Can you give the links of old problems? I don't understand what is Grand Prix. I see blog of its discussion on codeforces but there is no link to the actual problems. Is it a private contest?
It is private, but very good contest. Site is p̶r̶i̶v̶a̶t̶e̶c̶u̶p̶.̶r̶u̶ opencup.ru You can participate if you are registered in team, and your coordinator (in my case he is a lecturer in my university) gave you credentials.
Yes, it's a private series of ACM ICPC-style contests called Open Cup (website is in Russian only). Problems are private, participation is restricted to "sectors" only (it's basically a multi-site contest).
Is there a site where old problems are available for public in English? Is it illegal for the participants to share the problem statements?
I don't think there is one. No idea about the legality.

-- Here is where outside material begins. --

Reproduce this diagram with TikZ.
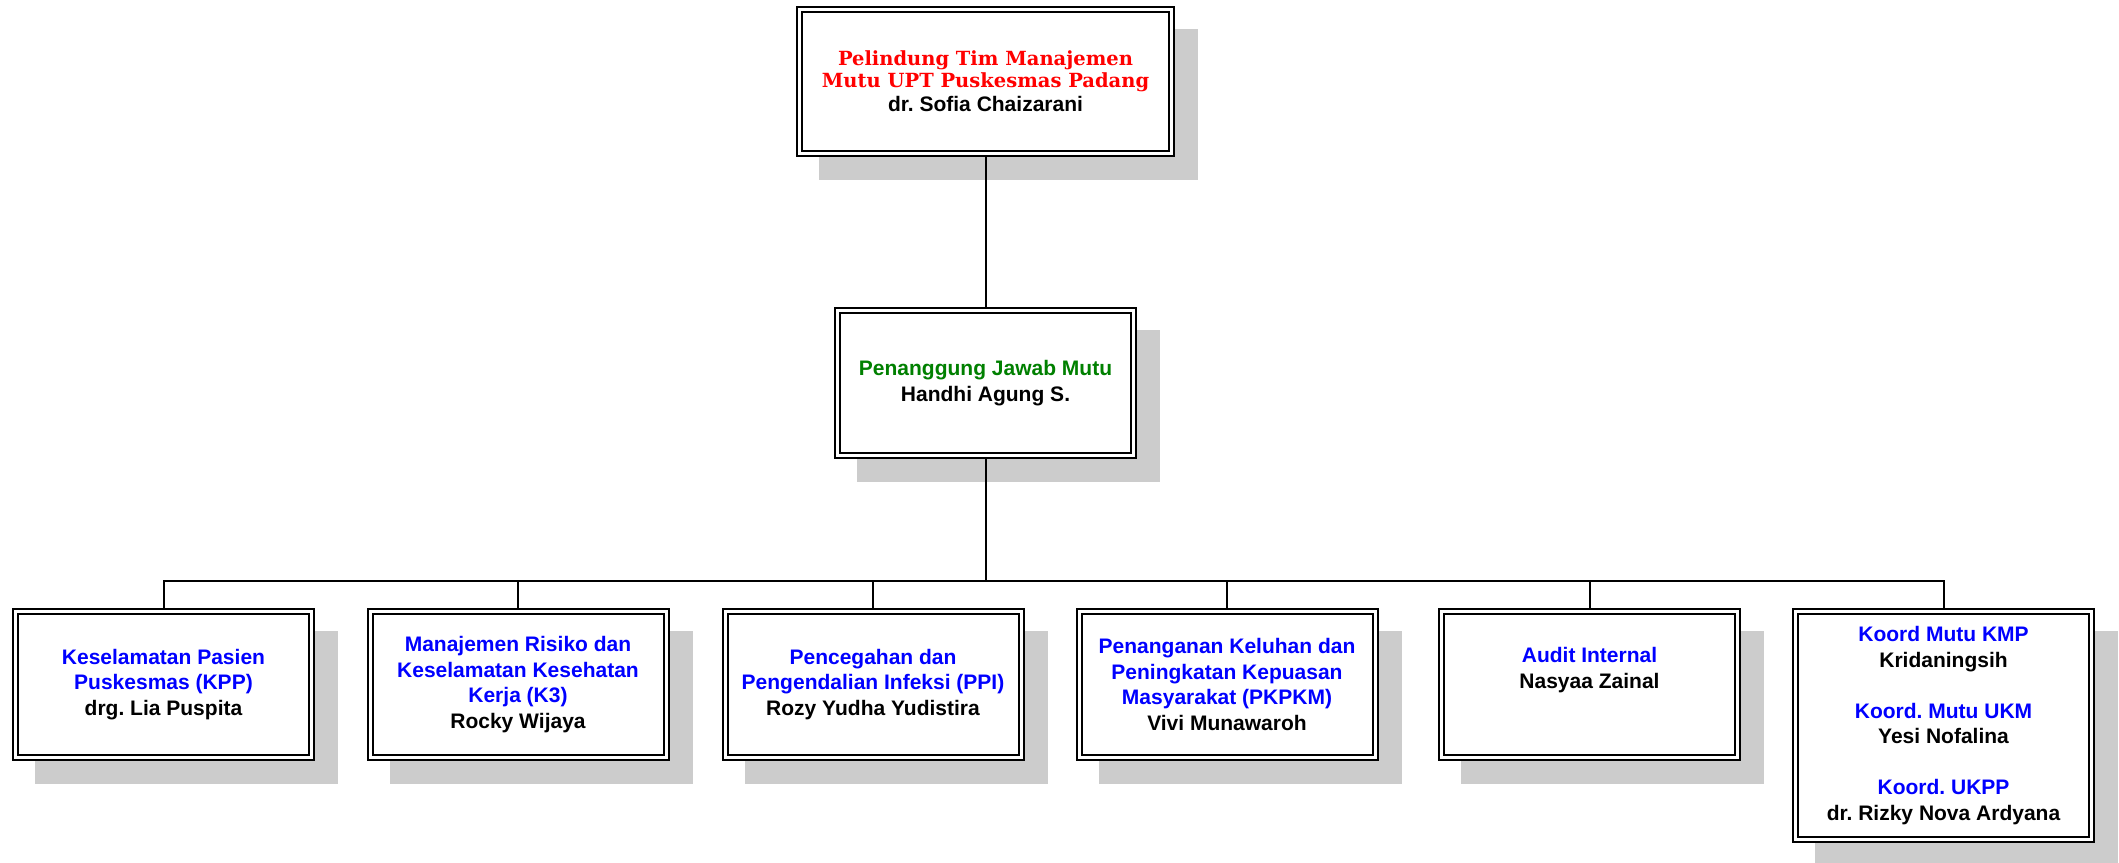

Actually, there are a lot of problem statements of previous seasons in public access here: http://opencup.ru/
Just choose season in left menu with the button "Выбрать сезон".
Then choose stage in menu "Выбрать этап" and there you can find problem statements.
I do not see the extended menu like you. Maybe you are logged in? I just see Div2/Div1 Results, Yandex and they also require login credentials.
It's at the very bottom of the page, on the left side. Extended menu appears on hovering the "Выбрать этап" button.
There are no statements for this season. Check some previous, for example: http://opencup.ru/index.cgi?data=newstape&menu=index&head=index&ncup=och&class=och
Finally, upsolving have apear!
...and later disappeared by 'Service is not available' :(
Where can i find problems?
F?
B?
Find the rightmost '(' that can be paired with some ')' in the range, and the leftmost ')' that can be paired with it, and remove them.
D?
We can get digit D as answer if all non-null digits in N are not less than D and all digits after first occurence of D in N are equal to 9. Find the biggest D we can get.
Lets compare digits by parameter 'how much this digit meets in the range 1..N'. How to make this comparator: The base observation is an each digit meets equal amount of times in numbers in the range 1..10^x-1. So lets process digits of number N from left to right, suppose current digit is X, there are three cases (suppose lhs < rhs):
If lhs not better than lhs, we can take rhs. So as result we can find maximum D where D have the same amount occurences as 1.
Does anybody know when (approximately) contest will be unfrozen? Just curious.
snarknews said it'll be done after 4pm tomorrow, after Vekua event in Tbilisi.
Thanks :)
Problem A is copied from this one.
And I think problem F is also copied from problems of Multi-University Training Contest in China. In my mind, I have solved this problem before.
how to solve C??
Consider all 4! permutations, after left,right,top,bottom fixed, you can fix horizontal & vertical offsets between left & right. After that you can find answer using dp (hint: for fixed horizontal offset precalc cnt[i][j] for top/bottom strings — count positions p, that s[p]=i and s[p+offset]=j).